Une étude multicentrique en pédiatrie.
Une étude multicentrique a été menée en pédiatrie par le Children Oncology Group sur des patients âgés de 21 ans ou moins atteints de LAL-T ou LBL-T en rechute ou réfractaires. Trente-neuf avaient préalablement reçu au moins deux traitements d'induction antérieure. Cinq ont obtenu une réponse complète, 9 une réponse complète avec ou sans récupération complète avec ou sans récupération. Les durées des réponses étaient comprises entre 4,7 et 36,4 semaines. La survie à un an était de 14 %.
Quant à la tolérance chez l'adulte ou l'enfant aux doses cliniques recommandées chez l'adulte (1 500 mg/m2/j) et l'enfant (650 mg/m2/j), les effets indésirables étaient ceux des chimiothérapies en général (fatigue, troubles gastro-intestinaux, hématologiques, pyrexie…). Des effets neurologiques sévères ont été observés. Cette neurotoxicité est la toxicité dose-limitante de la nélarabine, cause de l'arrêt du traitement dès l'apparition de troubles neurologiques de grade 2, ceux-ci pouvant être irréversibles.
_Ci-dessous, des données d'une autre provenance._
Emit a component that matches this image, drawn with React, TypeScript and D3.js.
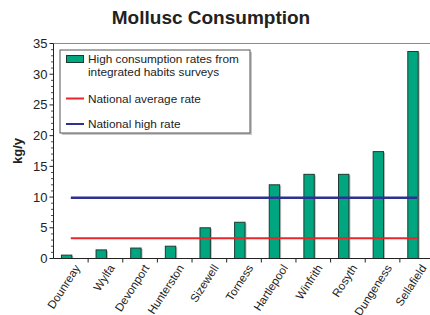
import React from "react";
import * as d3 from "d3";

const categories = ["Dounreay", "Wylfa", "Devonport", "Hunterston", "Sizewell", "Torness", "Hartlepool", "Winfrith", "Rosyth", "Dungeness", "Sellafield"];
const consumption = [0.55, 1.4, 1.7, 2.0, 5.0, 5.9, 12.0, 13.7, 13.7, 17.4, 33.7];
const nationalAverage = 3.3;
const nationalHigh = 9.9;
const yTicks = [0, 5, 10, 15, 20, 25, 30, 35];
const legendLabels = [["High consumption rates from", "integrated habits surveys"], ["National average rate"], ["National high rate"]];

const W = 430, H = 315;
const left = 53.5, right = 434.5, top = 43.5, bottom = 258.5;
const FONT = "'Liberation Sans', Arial, sans-serif";
const GREEN = "#00a67f";
const RED = "#e8262b";
const BLUE = "#2e3191";

export default function App() {
  const x = d3.scaleBand().domain(categories).range([left, right]).paddingInner(0).paddingOuter(0);
  const y = d3.scaleLinear().domain([0, 35]).range([bottom, top]);
  const bw = x.bandwidth();
  const barW = bw * 0.3;
  const center = (c: string) => (x(c) as number) + bw / 2;
  const minor = d3.range(0, 36, 1).filter((v) => v % 5 !== 0);
  const lineX0 = center(categories[0]);
  const lineX1 = center(categories[categories.length - 1]);

  return (
    <svg width={W} height={H} style={{ position: "absolute", left: 0, top: 0, background: "#fff" }} fontFamily={FONT}>
      <rect x={0} y={0} width={W} height={H} fill="#fff" />
      <text x={211} y={24} textAnchor="middle" fontSize={19} fontWeight="bold" fill="#222">Mollusc Consumption</text>
      {/* top frame */}
      <line x1={left} x2={W} y1={top} y2={top} stroke="#8a8a8a" strokeWidth={1.2} />
      {/* bars */}
      {categories.map((c, i) => {
        const bx = center(c) - barW + 1;
        const by = y(consumption[i]);
        const h = bottom - by;
        return (
          <g key={c}>
            <rect x={bx + 1.5} y={by + 1} width={barW} height={h - 1} fill="#bdbdbd" />
            <rect x={bx} y={by} width={barW} height={h} fill={GREEN} stroke="#1d3a31" strokeWidth={1} />
          </g>
        );
      })}
      {/* reference lines */}
      <line x1={lineX0} x2={lineX1} y1={y(nationalAverage)} y2={y(nationalAverage)} stroke={RED} strokeWidth={2.2} />
      <line x1={lineX0} x2={lineX1} y1={y(nationalHigh)} y2={y(nationalHigh)} stroke={BLUE} strokeWidth={2.6} />
      {/* y axis */}
      <line x1={left} x2={left} y1={top} y2={bottom} stroke="#222" strokeWidth={1} />
      {yTicks.map((t) => (
        <g key={t}>
          <line x1={left - 4} x2={left} y1={y(t)} y2={y(t)} stroke="#222" />
          <text x={left - 6} y={y(t)} dy="0.35em" textAnchor="end" fontSize={13} fill="#222">{t}</text>
        </g>
      ))}
      {minor.map((t) => (
        <line key={t} x1={left - 2.5} x2={left} y1={y(t)} y2={y(t)} stroke="#222" strokeWidth={0.8} />
      ))}
      <text transform={`translate(22,${(top + bottom) / 2}) rotate(-90)`} textAnchor="middle" fontSize={13} fontWeight="bold" fill="#222">kg/y</text>
      {/* x axis */}
      <line x1={left} x2={W} y1={bottom} y2={bottom} stroke="#222" strokeWidth={1} />
      {categories.map((c) => (
        <line key={c} x1={(x(c) as number) + bw} x2={(x(c) as number) + bw} y1={bottom} y2={bottom + 4} stroke="#222" />
      ))}
      {categories.map((c) => (
        <text key={c} transform={`translate(${center(c) + 3},${bottom + 5}) rotate(-57)`} textAnchor="end" dy="0.7em" fontSize={11.5} fill="#222">{c}</text>
      ))}
      {/* legend */}
      <rect x={62} y={52} width={190} height={83} fill="#c8c8c8" />
      <rect x={60} y={50} width={190} height={83} fill="#fff" stroke="#555" strokeWidth={1} />
      <rect x={66.5} y={55.5} width={17} height={7} fill={GREEN} stroke="#1d3a31" strokeWidth={1} />
      <text x={88} y={63} fontSize={11.8} fill="#222">{legendLabels[0][0]}</text>
      <text x={88} y={75.5} fontSize={11.8} fill="#222">{legendLabels[0][1]}</text>
      <line x1={66} x2={84} y1={98.5} y2={98.5} stroke={RED} strokeWidth={2} />
      <text x={88} y={102.5} fontSize={11.8} fill="#222">{legendLabels[1][0]}</text>
      <line x1={66} x2={84} y1={124} y2={124} stroke={BLUE} strokeWidth={2} />
      <text x={88} y={128} fontSize={11.8} fill="#222">{legendLabels[2][0]}</text>
    </svg>
  );
}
Cette nouvelle molécule est un réel espoir dans un domaine où les praticiens ne disposaient d'aucune arme. A l'avenir, les spécialistes espèrent qu'elle pourra être utilisée à des stades plus précoces des maladies, pouvant permettre peut-être des greffes plus rapidement, de longues rémissions.
D'après une conférence de presse GSK avec parmi les intervenants le Pr Guy Leverger (hôpital Trousseau), le Dr Emmanuel Raffoux (hôpital Saint-Louis, Paris).
Atriance
Atriance est disponible en France depuis 2001 dans le cadre d'autorisations temporaires d'utilisation nominatives (20 patients traités). Atriance a obtenu le statut de médicament orphelin depuis juin 2005 délivré par le comité des médicaments orphelins au niveau de l'EMEA. Une demande d'AMM a été sollicitée auprès de l'EMEA le 2 juin 2006. Une opinion positive a été donnée par le CHMP, la Commission européenne l'a approuvé le 22 août dernier.
Aux Etats-Unis, la nélarabine (Arranon) a été autorisée par la FDA selon la procédure accélérée.